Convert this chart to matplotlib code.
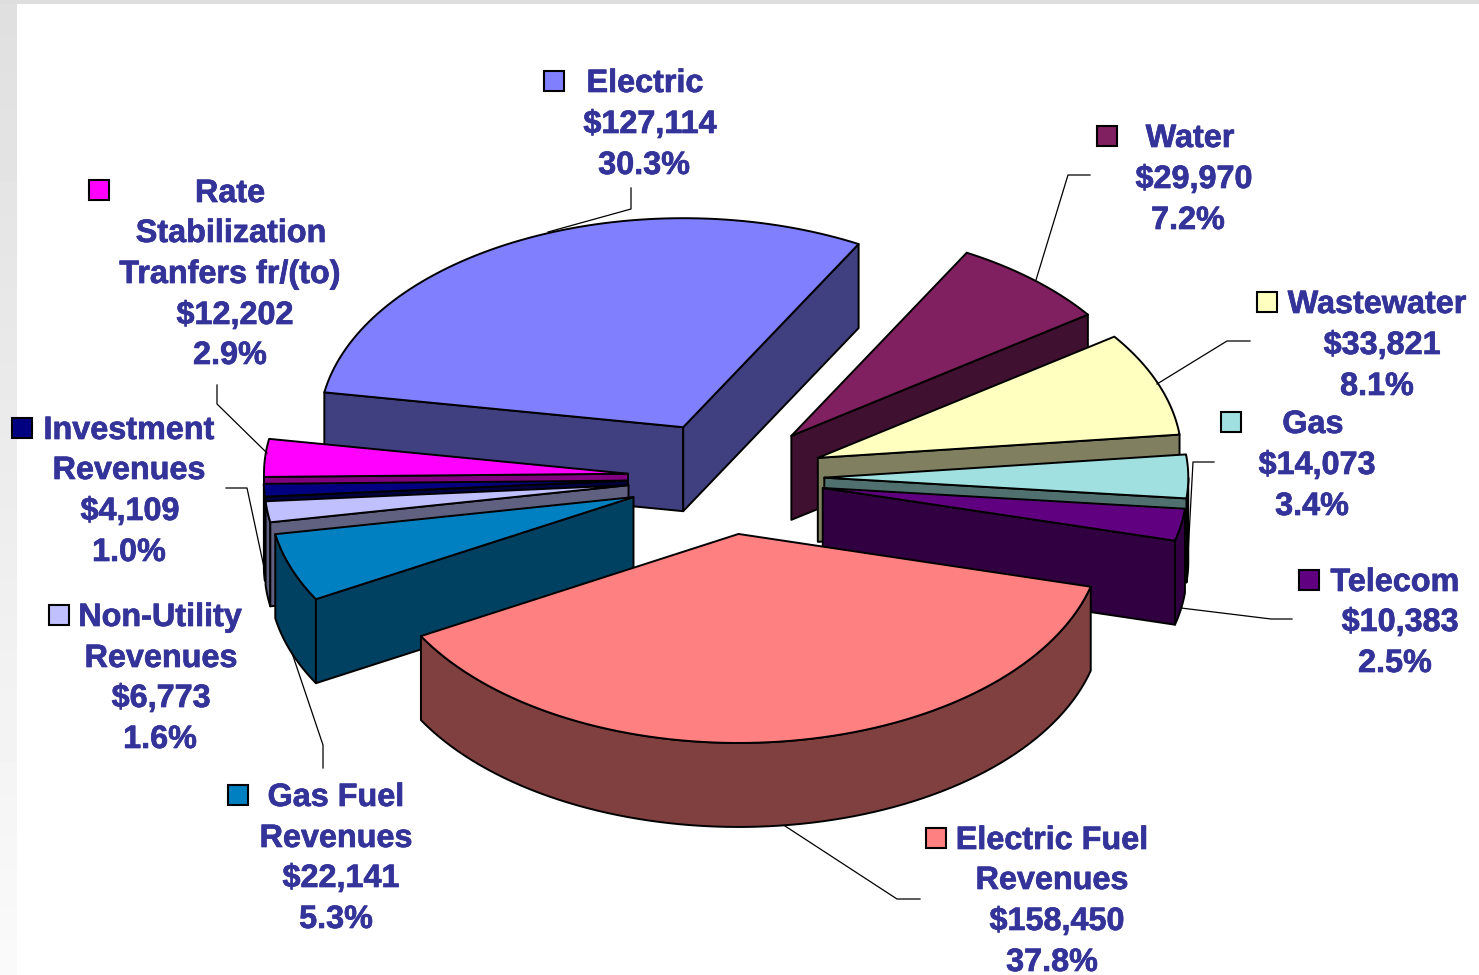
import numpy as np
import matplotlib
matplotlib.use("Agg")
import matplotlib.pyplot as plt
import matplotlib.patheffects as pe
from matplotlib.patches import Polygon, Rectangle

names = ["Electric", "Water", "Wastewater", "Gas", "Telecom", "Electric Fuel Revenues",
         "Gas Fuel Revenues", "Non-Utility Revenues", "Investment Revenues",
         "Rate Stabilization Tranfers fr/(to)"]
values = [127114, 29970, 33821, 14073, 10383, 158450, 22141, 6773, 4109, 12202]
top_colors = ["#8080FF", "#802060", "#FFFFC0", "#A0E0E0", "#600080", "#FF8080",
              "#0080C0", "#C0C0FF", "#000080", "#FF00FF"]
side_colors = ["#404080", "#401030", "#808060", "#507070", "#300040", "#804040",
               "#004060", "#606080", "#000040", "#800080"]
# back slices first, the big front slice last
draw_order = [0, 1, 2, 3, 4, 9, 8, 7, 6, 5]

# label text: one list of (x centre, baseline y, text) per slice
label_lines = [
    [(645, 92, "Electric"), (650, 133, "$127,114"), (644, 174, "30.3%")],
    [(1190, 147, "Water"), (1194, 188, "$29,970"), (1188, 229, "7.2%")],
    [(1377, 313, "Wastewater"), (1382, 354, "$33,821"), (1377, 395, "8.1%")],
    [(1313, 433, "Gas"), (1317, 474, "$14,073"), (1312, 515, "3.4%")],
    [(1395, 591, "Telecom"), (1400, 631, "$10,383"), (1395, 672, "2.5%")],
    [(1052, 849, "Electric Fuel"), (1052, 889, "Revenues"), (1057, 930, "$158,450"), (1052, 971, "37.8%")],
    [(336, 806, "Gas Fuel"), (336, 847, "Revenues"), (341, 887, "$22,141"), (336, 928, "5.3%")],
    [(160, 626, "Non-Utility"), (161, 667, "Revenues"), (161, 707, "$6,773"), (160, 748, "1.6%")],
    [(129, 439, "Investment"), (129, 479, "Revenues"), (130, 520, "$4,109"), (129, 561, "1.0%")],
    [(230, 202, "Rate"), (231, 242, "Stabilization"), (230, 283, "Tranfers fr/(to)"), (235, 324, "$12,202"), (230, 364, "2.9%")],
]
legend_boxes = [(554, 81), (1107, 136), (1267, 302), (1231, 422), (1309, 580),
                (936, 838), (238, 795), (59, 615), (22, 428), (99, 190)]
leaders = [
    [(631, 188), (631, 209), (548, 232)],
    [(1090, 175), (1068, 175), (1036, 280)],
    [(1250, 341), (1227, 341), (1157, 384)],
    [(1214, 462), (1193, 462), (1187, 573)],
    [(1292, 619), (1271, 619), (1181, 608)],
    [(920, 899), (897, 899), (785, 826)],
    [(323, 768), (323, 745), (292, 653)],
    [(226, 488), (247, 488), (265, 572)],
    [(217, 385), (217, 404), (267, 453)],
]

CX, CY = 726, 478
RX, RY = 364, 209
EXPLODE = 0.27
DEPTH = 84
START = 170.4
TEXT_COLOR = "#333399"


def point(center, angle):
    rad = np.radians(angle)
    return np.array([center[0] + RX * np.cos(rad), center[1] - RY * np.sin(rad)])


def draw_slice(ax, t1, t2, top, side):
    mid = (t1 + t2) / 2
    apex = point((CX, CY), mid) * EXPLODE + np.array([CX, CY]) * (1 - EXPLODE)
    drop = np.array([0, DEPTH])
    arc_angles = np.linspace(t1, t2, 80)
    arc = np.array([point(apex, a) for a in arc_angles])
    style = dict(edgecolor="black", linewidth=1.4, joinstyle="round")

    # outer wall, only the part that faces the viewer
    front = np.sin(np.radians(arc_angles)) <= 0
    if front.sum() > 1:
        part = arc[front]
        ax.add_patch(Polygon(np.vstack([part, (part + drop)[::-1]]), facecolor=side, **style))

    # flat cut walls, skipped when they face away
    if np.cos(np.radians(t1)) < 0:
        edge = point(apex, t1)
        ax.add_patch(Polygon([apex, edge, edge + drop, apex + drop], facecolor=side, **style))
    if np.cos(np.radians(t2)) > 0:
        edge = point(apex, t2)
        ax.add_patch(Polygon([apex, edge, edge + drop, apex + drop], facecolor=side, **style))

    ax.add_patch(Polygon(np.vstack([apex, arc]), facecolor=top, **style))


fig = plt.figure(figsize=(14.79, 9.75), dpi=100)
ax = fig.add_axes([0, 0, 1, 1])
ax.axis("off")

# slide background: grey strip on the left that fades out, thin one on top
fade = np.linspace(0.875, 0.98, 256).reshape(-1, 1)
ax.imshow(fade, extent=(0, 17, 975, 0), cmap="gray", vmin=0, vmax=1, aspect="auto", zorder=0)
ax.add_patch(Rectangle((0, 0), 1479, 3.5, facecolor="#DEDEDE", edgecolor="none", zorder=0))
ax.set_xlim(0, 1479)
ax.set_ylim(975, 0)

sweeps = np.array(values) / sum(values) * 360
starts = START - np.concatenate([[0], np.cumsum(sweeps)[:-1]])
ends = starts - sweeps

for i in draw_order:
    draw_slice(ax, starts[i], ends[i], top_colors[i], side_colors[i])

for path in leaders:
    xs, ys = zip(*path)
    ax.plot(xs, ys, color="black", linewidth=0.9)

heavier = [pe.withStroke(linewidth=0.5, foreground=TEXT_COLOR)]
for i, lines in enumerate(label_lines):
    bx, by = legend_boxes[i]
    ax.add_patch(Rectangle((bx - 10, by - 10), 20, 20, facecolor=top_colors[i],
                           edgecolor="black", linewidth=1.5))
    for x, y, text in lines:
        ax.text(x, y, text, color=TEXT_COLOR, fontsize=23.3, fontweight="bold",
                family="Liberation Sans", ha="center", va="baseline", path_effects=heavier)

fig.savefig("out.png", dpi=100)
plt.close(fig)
---
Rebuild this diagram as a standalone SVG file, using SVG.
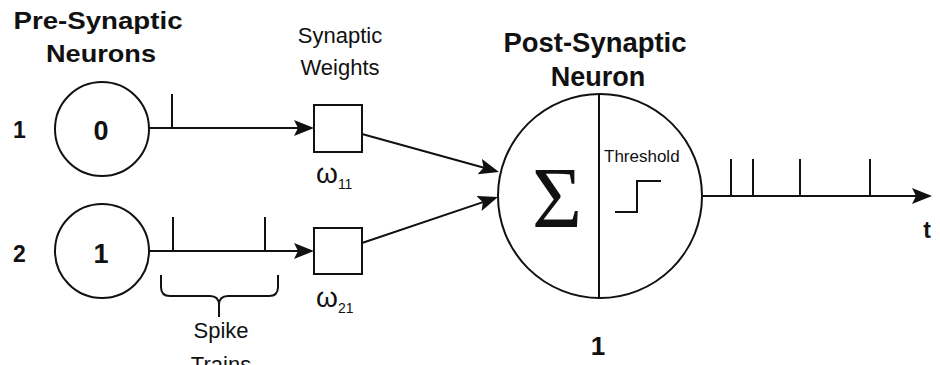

_Problem to work on_
Scan the entries above for the word "this" and collect each line holding it.

_Exercise solution_
Convert this chart to matplotlib code.
Rebuild this diagram as a standalone SVG file, using SVG.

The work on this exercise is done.